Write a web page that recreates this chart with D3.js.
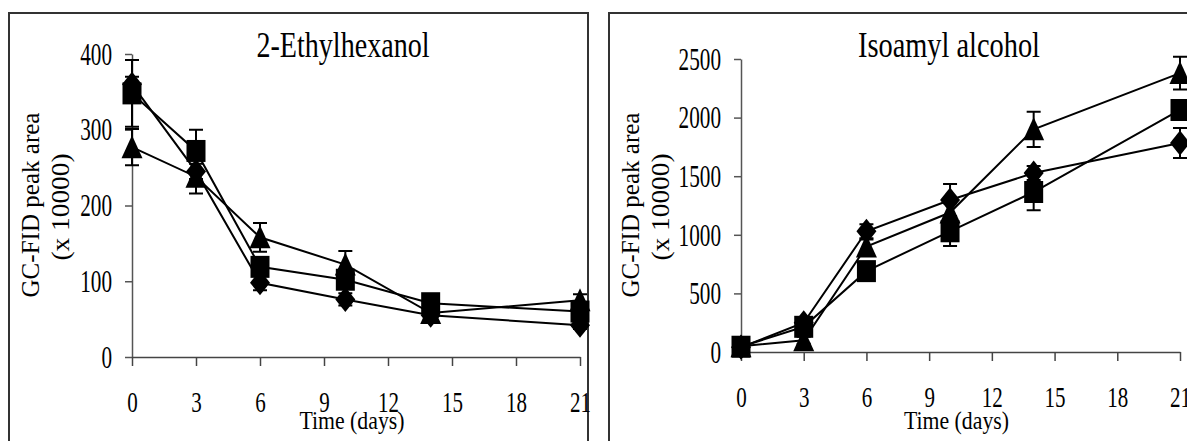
<!DOCTYPE html>
<html>
<head>
<meta charset="utf-8">
<script src="https://cdn.jsdelivr.net/npm/d3@7"></script>
<style>
  body { margin: 0; background: #fff; }
  svg { display: block; }
  text { font-family: "Liberation Serif", "Times New Roman", serif; fill: #000; }
</style>
</head>
<body>
<div id="chart"></div>
<script>
// sampling days (same for both panels)
const days = [0, 3, 6, 10, 14, 21];
const xTicks = [0, 3, 6, 9, 12, 15, 18, 21];

// 2-Ethylhexanol
const ethDiamond = [360, 245, 98, 76, 55, 42];
const ethDiamondErr = [10, 10, 10, 8, 5, 5];
const ethSquare = [348, 272, 119, 102, 71, 60];
const ethSquareErr = [44, 28, 10, 10, 8, 8];
const ethTriangle = [277, 238, 158, 122, 58, 75];
const ethTriangleErr = [24, 22, 19, 18, 5, 8];
const ethTicks = [0, 100, 200, 300, 400];

// Isoamyl alcohol
const isoDiamond = [40, 250, 1030, 1297, 1527, 1783];
const isoDiamondErr = [20, 30, 60, 136, 60, 128];
const isoSquare = [45, 215, 690, 1030, 1365, 2065];
const isoSquareErr = [20, 40, 50, 125, 155, 70];
const isoTriangle = [50, 100, 900, 1190, 1900, 2380];
const isoTriangleErr = [20, 30, 60, 80, 150, 140];
const isoTicks = [0, 500, 1000, 1500, 2000, 2500];

const W = 1187, H = 441;
const serif = "'Liberation Serif', 'Times New Roman', serif";
const svg = d3.select("#chart").append("svg")
    .attr("width", W).attr("height", H);

//marker shapes, centred on the point
function markerPath(shape) {
    if (shape === "square") return "M-9.5,-11L9.5,-11L9.5,11L-9.5,11Z";
    if (shape === "diamond") return "M0,-12.5L10,0L0,12.5L-10,0Z";
    return "M0,-12L10.5,11L-10.5,11Z";
}

function drawPanel(p) {
    //frame round the panel
    svg.append("rect")
        .attr("x", p.box[0]).attr("y", p.box[1])
        .attr("width", p.box[2]).attr("height", p.box[3])
        .attr("fill", "none").attr("stroke", "#333").attr("stroke-width", 2);

    const x = d3.scaleLinear().domain([0, 21]).range([p.x0, p.x1]);
    const y = d3.scaleLinear().domain([0, p.yMax]).range([p.y0, p.y1]);

    const g = svg.append("g");

    // y axis
    const ya = g.append("g")
        .attr("transform", "translate(" + p.x0 + ",0)")
        .call(d3.axisLeft(y).tickValues(p.yTicks).tickFormat(d3.format("d"))
            .tickSize(7).tickPadding(13).tickSizeOuter(0));
    ya.attr("font-family", null).attr("font-size", null);
    ya.select(".domain").attr("stroke", "#555").attr("stroke-width", 1.5);
    ya.selectAll(".tick line").attr("stroke", "#555").attr("stroke-width", 1.5);
    ya.selectAll("text")
        .style("font-family", serif).style("font-size", "31px")
        .attr("dy", "0.33em")
        .attr("textLength", d => String(d).length * 10.6)
        .attr("lengthAdjust", "spacingAndGlyphs");

    // x axis
    const xa = g.append("g")
        .attr("transform", "translate(0," + p.y0 + ")")
        .call(d3.axisBottom(x).tickValues(xTicks).tickSize(9).tickSizeOuter(0));
    xa.attr("font-family", null).attr("font-size", null);
    xa.select(".domain").attr("stroke", "#444").attr("stroke-width", 1.5);
    xa.selectAll(".tick line").attr("stroke", "#444").attr("stroke-width", 1.5);
    xa.selectAll("text")
        .style("font-family", serif).style("font-size", "30px")
        .attr("y", 55).attr("dy", 0)
        .attr("textLength", d => String(d).length * 10.5)
        .attr("lengthAdjust", "spacingAndGlyphs");

    // titles
    g.append("text")
        .attr("x", p.titleX).attr("y", 57)
        .attr("text-anchor", "middle")
        .style("font-family", serif).style("font-size", "35px")
        .attr("textLength", p.titleLen).attr("lengthAdjust", "spacingAndGlyphs")
        .text(p.title);

    g.append("text")
        .attr("x", (p.x0 + p.x1) / 2 - 4).attr("y", 429)
        .attr("text-anchor", "middle")
        .style("font-family", serif).style("font-size", "26px")
        .attr("textLength", 105).attr("lengthAdjust", "spacingAndGlyphs")
        .text("Time (days)");

    g.append("text")
        .attr("transform", "translate(" + (p.box[0] + 21) + ",205) rotate(-90)")
        .attr("text-anchor", "middle").attr("dominant-baseline", "central")
        .style("font-family", serif).style("font-size", "25px")
        .attr("textLength", 185).attr("lengthAdjust", "spacingAndGlyphs")
        .text("GC-FID peak area");
    g.append("text")
        .attr("transform", "translate(" + (p.box[0] + 51) + ",207) rotate(-90)")
        .attr("text-anchor", "middle").attr("dominant-baseline", "central")
        .style("font-family", serif).style("font-size", "25px")
        .attr("textLength", 107).attr("lengthAdjust", "spacingAndGlyphs")
        .text("(x 10000)");

    const line = d3.line().x(d => x(d.day)).y(d => y(d.v));

    p.series.forEach(s => {
        const pts = days.map((d, i) => ({day: d, v: s.values[i], e: s.err[i]}));
        const sg = g.append("g");

        // error bars (upper and lower)
        sg.selectAll(".err").data(pts).enter().append("path")
            .attr("class", "err")
            .attr("d", d => {
                const cx = x(d.day), t = y(d.v + d.e), b = y(d.v - d.e);
                return "M" + cx + "," + t + "V" + b +
                    "M" + (cx - 7) + "," + t + "H" + (cx + 7) +
                    "M" + (cx - 7) + "," + b + "H" + (cx + 7);
            })
            .attr("stroke", "#000").attr("stroke-width", 2).attr("fill", "none");

        sg.append("path").datum(pts)
            .attr("d", line)
            .attr("fill", "none").attr("stroke", "#000").attr("stroke-width", 2);

        sg.selectAll(".mk").data(pts).enter().append("path")
            .attr("class", "mk")
            .attr("transform", d => "translate(" + x(d.day) + "," + y(d.v) + ")")
            .attr("d", markerPath(s.shape))
            .attr("fill", "#000");
    });
}

drawPanel({
    box: [9, 13, 579, 500],
    x0: 132, x1: 580, y0: 357, y1: 54, yMax: 400, yTicks: ethTicks,
    title: "2-Ethylhexanol", titleX: 343, titleLen: 173,
    series: [
        {shape: "diamond", values: ethDiamond, err: ethDiamondErr},
        {shape: "square", values: ethSquare, err: ethSquareErr},
        {shape: "triangle", values: ethTriangle, err: ethTriangleErr}
    ]
});

drawPanel({
    box: [609, 13, 640, 500],
    x0: 741, x1: 1180, y0: 352, y1: 59, yMax: 2500, yTicks: isoTicks,
    title: "Isoamyl alcohol", titleX: 949, titleLen: 182,
    series: [
        {shape: "diamond", values: isoDiamond, err: isoDiamondErr},
        {shape: "square", values: isoSquare, err: isoSquareErr},
        {shape: "triangle", values: isoTriangle, err: isoTriangleErr}
    ]
});
</script>
</body>
</html>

· · · · · · ·

**Short task**: Repeat the listing above exactly from its first line to the line containing "const isoTicks = [0, 500, 1000, 1500, 2000, 2500];", both included, and omit the pictures.

**Task response**:
Write a web page that recreates this chart with D3.js.
<!DOCTYPE html>
<html>
<head>
<meta charset="utf-8">
<script src="https://cdn.jsdelivr.net/npm/d3@7"></script>
<style>
  body { margin: 0; background: #fff; }
  svg { display: block; }
  text { font-family: "Liberation Serif", "Times New Roman", serif; fill: #000; }
</style>
</head>
<body>
<div id="chart"></div>
<script>
// sampling days (same for both panels)
const days = [0, 3, 6, 10, 14, 21];
const xTicks = [0, 3, 6, 9, 12, 15, 18, 21];

// 2-Ethylhexanol
const ethDiamond = [360, 245, 98, 76, 55, 42];
const ethDiamondErr = [10, 10, 10, 8, 5, 5];
const ethSquare = [348, 272, 119, 102, 71, 60];
const ethSquareErr = [44, 28, 10, 10, 8, 8];
const ethTriangle = [277, 238, 158, 122, 58, 75];
const ethTriangleErr = [24, 22, 19, 18, 5, 8];
const ethTicks = [0, 100, 200, 300, 400];

// Isoamyl alcohol
const isoDiamond = [40, 250, 1030, 1297, 1527, 1783];
const isoDiamondErr = [20, 30, 60, 136, 60, 128];
const isoSquare = [45, 215, 690, 1030, 1365, 2065];
const isoSquareErr = [20, 40, 50, 125, 155, 70];
const isoTriangle = [50, 100, 900, 1190, 1900, 2380];
const isoTriangleErr = [20, 30, 60, 80, 150, 140];
const isoTicks = [0, 500, 1000, 1500, 2000, 2500];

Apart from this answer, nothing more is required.